Et c’était une époque où passer de la télévision au cinéma était bien plus compliqué. Ça vous a questionné ?
J’ai eu de la chance. C’est vrai qu’il y avait un certain dédain du milieu pour la télévision. On nous disait de ne pas en faire, parce que ça allait flinguer notre carrière. Ouais, bon... J’ai toujours gardé en tête mon amour pour les films et mon envie d’en réaliser et d’en produire.

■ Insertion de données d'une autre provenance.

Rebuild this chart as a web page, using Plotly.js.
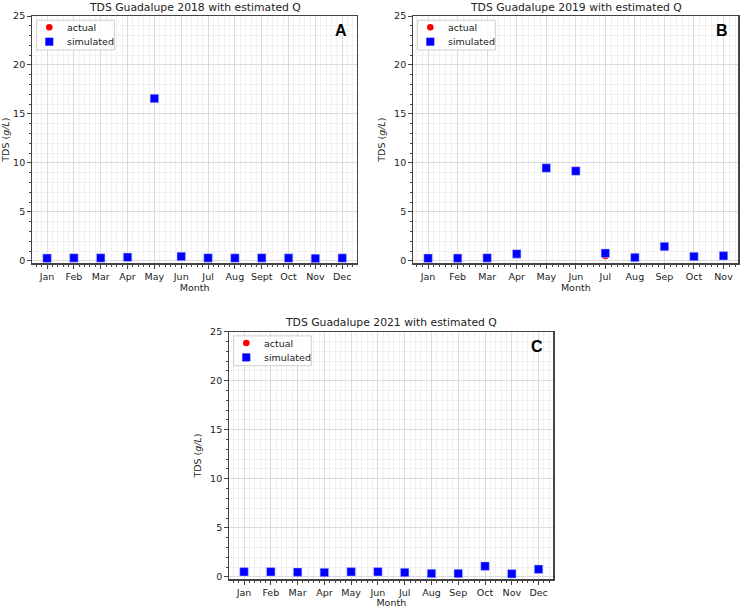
<!DOCTYPE html>
<html>
<head>
<meta charset="utf-8">
<script src="https://cdn.plot.ly/plotly-3.0.1.min.js"></script>
<style>html,body{margin:0;padding:0;background:#fff;}#chart{width:741px;height:608px;}</style>
</head>
<body>
<div id="chart"></div>
<script>
// ---- data ----
const months2018 = ["Jan","Feb","Mar","Apr","May","Jun","Jul","Aug","Sept","Oct","Nov","Dec"];
const sim2018    = [0.27,0.30,0.30,0.37,16.58,0.45,0.30,0.28,0.30,0.28,0.25,0.28];
const act2018    = [0.27,0.30,0.30,0.37,16.58,0.45,0.30,0.28,0.30,0.28,0.25,0.28];

const months2019 = ["Jan","Feb","Mar","Apr","May","Jun","Jul","Aug","Sep","Oct","Nov"];
const sim2019    = [0.27,0.27,0.30,0.71,9.48,9.17,0.78,0.34,1.46,0.44,0.51];
const act2019    = [0.27,0.27,0.30,0.71,9.48,9.17,0.51,0.34,1.46,0.44,0.51];

const months2021 = ["Jan","Feb","Mar","Apr","May","Jun","Jul","Aug","Sep","Oct","Nov","Dec"];
const sim2021    = [0.51,0.51,0.48,0.44,0.51,0.51,0.44,0.34,0.34,1.09,0.31,0.78];
const act2021    = [0.51,0.51,0.48,0.44,0.51,0.51,0.44,0.34,0.34,1.09,0.31,0.78];

const titles = ["TDS Guadalupe 2018 with estimated Q","TDS Guadalupe 2019 with estimated Q","TDS Guadalupe 2021 with estimated Q"];
const panelLabels = ["A","B","C"];
const seriesNames = ["actual","simulated"];

// ---- build ----
const FONT = "DejaVu Sans, sans-serif";
const W = 741, H = 608;
const panels = [
  {months: months2018, sim: sim2018, act: act2018, box:[32.3,357,16,263.3]},
  {months: months2019, sim: sim2019, act: act2019, box:[413.3,738.3,16,263.3]},
  {months: months2021, sim: sim2021, act: act2021, box:[229.3,553.3,331.7,579.3]}
];

const data = [];
const layout = {
  width: W, height: H,
  margin: {l:0, r:0, t:0, b:0},
  paper_bgcolor: "#fff", plot_bgcolor: "#fff",
  font: {family: FONT, size: 9, color: "#222"},
  annotations: [],
  shapes: [],
  showlegend: false
};
const px = v => v / W, py = v => 1 - v / H;

panels.forEach((p, i) => {
  const sfx = i === 0 ? "" : String(i + 1);
  const xa = "x" + sfx, ya = "y" + sfx;
  const xs = p.months.map((_, k) => k);
  data.push({
    x: xs, y: p.act, xaxis: xa, yaxis: ya, type: "scatter", mode: "markers",
    name: seriesNames[0],
    marker: {symbol: "circle", color: "#ff0000", size: 7}
  });
  data.push({
    x: xs, y: p.sim, xaxis: xa, yaxis: ya, type: "scatter", mode: "markers",
    name: seriesNames[1],
    marker: {symbol: "square", color: "#0000ff", size: 8.5, line: {color: "rgba(200,200,255,0.9)", width: 0.6}}
  });
  const [l, r, t, b] = p.box;
  const n = p.months.length - 1;
  const pad = n * 0.05;
  layout["xaxis" + sfx] = {
    domain: [px(l), px(r)], anchor: ya,
    range: [-pad, n + pad],
    tickvals: xs, ticktext: p.months,
    tickfont: {family: FONT, size: 9.5, color: "#222"},
    ticks: "outside", ticklen: 4, tickcolor: "#444",
    showline: true, linecolor: "#444", linewidth: 1.2, mirror: true,
    showgrid: true, gridcolor: "#dcdcdc", gridwidth: 1,
    zeroline: false,
    minor: {dtick: 0.2, tick0: 0, ticks: "outside", ticklen: 2, tickcolor: "#444", showgrid: true, gridcolor: "#f1f1f1", gridwidth: 1},
    title: {text: "Month", font: {family: FONT, size: 9.5, color: "#222"}, standoff: 0}
  };
  layout["yaxis" + sfx] = {
    domain: [py(b), py(t)], anchor: xa,
    range: [-0.25, 25],
    tickvals: [0,5,10,15,20,25],
    tickfont: {family: FONT, size: 9.5, color: "#222"},
    ticks: "outside", ticklen: 4, tickcolor: "#444",
    showline: true, linecolor: "#444", linewidth: 1.2, mirror: true,
    showgrid: true, gridcolor: "#dcdcdc", gridwidth: 1,
    zeroline: false,
    minor: {dtick: 1, tick0: 0, ticks: "outside", ticklen: 2, tickcolor: "#444", showgrid: true, gridcolor: "#f1f1f1", gridwidth: 1},
    title: {text: "TDS (<i>g/L</i>)", font: {family: FONT, size: 9.5, color: "#222"}, standoff: 6}
  };
  // legend (matplotlib-style box)
  const lx0 = l + 4.4, ly0 = t + 4.2, lx1 = l + 82, ly1 = t + 34;
  layout.shapes.push({type: "rect", xref: "paper", yref: "paper",
    x0: px(lx0), x1: px(lx1), y0: py(ly0), y1: py(ly1),
    line: {color: "#cfcfcf", width: 1}, fillcolor: "rgba(255,255,255,0.85)"});
  const mx = l + 17;
  const rows = [t + 11.3, t + 25.7];
  layout.shapes.push({type: "circle", xref: "paper", yref: "paper",
    x0: px(mx - 3.3), x1: px(mx + 3.3), y0: py(rows[0] - 3.3), y1: py(rows[0] + 3.3),
    line: {width: 0}, fillcolor: "#ff0000"});
  layout.shapes.push({type: "rect", xref: "paper", yref: "paper",
    x0: px(mx - 4), x1: px(mx + 4), y0: py(rows[1] - 4), y1: py(rows[1] + 4),
    line: {width: 0}, fillcolor: "#0000ff"});
  seriesNames.forEach((nm, k) => {
    layout.annotations.push({
      text: nm, xref: "paper", yref: "paper", x: px(l + 33), y: py(rows[k]),
      xanchor: "left", yanchor: "middle", showarrow: false,
      font: {family: FONT, size: 9.5, color: "#222"}
    });
  });
  layout.annotations.push({
    text: titles[i], xref: "paper", yref: "paper",
    x: px((l + r) / 2), y: py(t - 8.8), xanchor: "center", yanchor: "middle",
    showarrow: false, borderpad: 0, font: {family: FONT, size: 10.8, color: "#222"}
  });
  layout.annotations.push({
    text: "<b>" + panelLabels[i] + "</b>", xref: "paper", yref: "paper",
    x: px(r - 8), y: py(t + 4), xanchor: "right", yanchor: "top",
    showarrow: false, font: {family: "Liberation Sans, Arial, sans-serif", size: 16, color: "#000"}
  });
});

Plotly.newPlot("chart", data, layout, {displayModeBar: false, staticPlot: true});
</script>
</body>
</html>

Petite parenthèse mais, bien plus tard, vous avez brièvement retrouvé votre rôle de Taxi dans une scène de Man on the Moon, que vous produisiez également. Pour ne pas y aller par quatre chemins, j’ai cru comprendre que Jim Carrey vous a sacrément emmerdé sur le tournage.
(Petit sourire.)

Le documentaire Jim & Andy est d’ailleurs à peine croyable. Comment c’était, vraiment ?
Écoutez, pour faire ce genre de prestation – parce que Jim était formidable en Andy Kaufman, j’ai connu le real deal, je peux en témoigner –, je comprends que certains acteurs aient besoin de méthodes pour se mettre dans l’état d’esprit de la personne qu’ils incarnent. Bon. Le problème, c’est que ça peut parfois mettre en péril le film en lui-même. Et quand tu es producteur, tu as la responsabilité de t’assurer que le projet puisse voir le jour. Donc c’était un équilibre à trouver entre laisser Jim partir en vrille, et s’assurer d’aller au bout. Et puis Miloš Forman avait beau gueuler et râler, c’était un gros gamin. Il encourageait Jim dans sa connerie ! Il disait: « Il faut que tu arrêtes », et puis il lui faisait un clin d’œil! En fait, ils avaient envie de défoncer toutes les barrières. Et avec Michael Shamberg et Stacey Sher, les autres producteurs, il fallait qu’on joue les méchants flics. Sacré défi, mais super enrichissant.


Pour en revenir à James L. Brooks, c’est lui qui vous remet en selle sur grand écran après Taxi, avec Tendres passions, en 1983.
Exactement. C’était son premier long métrage et il décidait de me donner un rôle aux côtés de Shirley MacLaine et Debra Winger. Une vraie chance, il m’avait offert un rôle en or à la télé et il me laissait l’opportunité de revenir au cinéma. Mais la vraie transition pour moi, ça a été À la poursuite du diamant vert et sa suite, Le Diamant du Nil. C’est encore Michael Douglas – il payait toujours la moitié du loyer (rires) – qui produisait et il a été vraiment royal, parce qu’il s’est arrangé pour que mon nom apparaisse sur l’affiche au-dessus du titre, avec le sien et celui de Kathleen Turner. Ça n’a l’air de rien, mais ça compte énormément dans le milieu. J’étais flatté. Alors bien sûr, j’étais déjà un peu connu grâce à la télévision, donc c’est malin de la part d’un producteur. Mais ça a boosté ma carrière.

C’est étonnant que vous n’ayez pas retravaillé avec Robert Zemeckis. En revoyant À la poursuite du diamant vert, il semble évident que vos univers convergent.
Je ne sais pas pourquoi. Je ne sais pas ! On a failli rebosser ensemble, on avait un projet que je trouvais très marrant, mais on ne l’a jamais fait. Il y avait moi, Bob Hoskins et... merde, comment il s’appelle, le batteur anglais ?

Euh...
Une superstar !

Je ne sais pas... Phil Collins ?
Voilà ! C’était au tout début des effets spéciaux numérique, Zemeckis n’avait pas encore tourné Qui veut la peau de Roger Rabbit ? On voulait faire une adaptation de Boucles d’or et les Trois Ours. (Rires.)

C’est dingue, je n’ai jamais entendu parler de ça. Pourquoi ça ne s’est pas fait ?
Je ne suis pas tout à fait sûr. Mais c’est un truc qui me reste dans un coin de la tête. Je me suis toujours dit : « Peut-être qu’on le fera un jour. » C’est un petit regret.

Il y en a d’autres? Vous changeriez quoi si vous pouviez revenir en arrière ?
Que dalle. Franchement, de quoi je pourrais me plaindre? J’ai pris chaque film, chaque projet comme il venait. Étape par étape. Une carrière n’est pas différente d’une vie. Tu ne le sais jamais vraiment, mais l’abîme est potentiellement là, devant toi... et tu avances quand même. Il n’y a pas de trou ? Tant mieux. Tant que Michael Douglas paye la moitié de ton loyer, tout ira bien. (Rires.)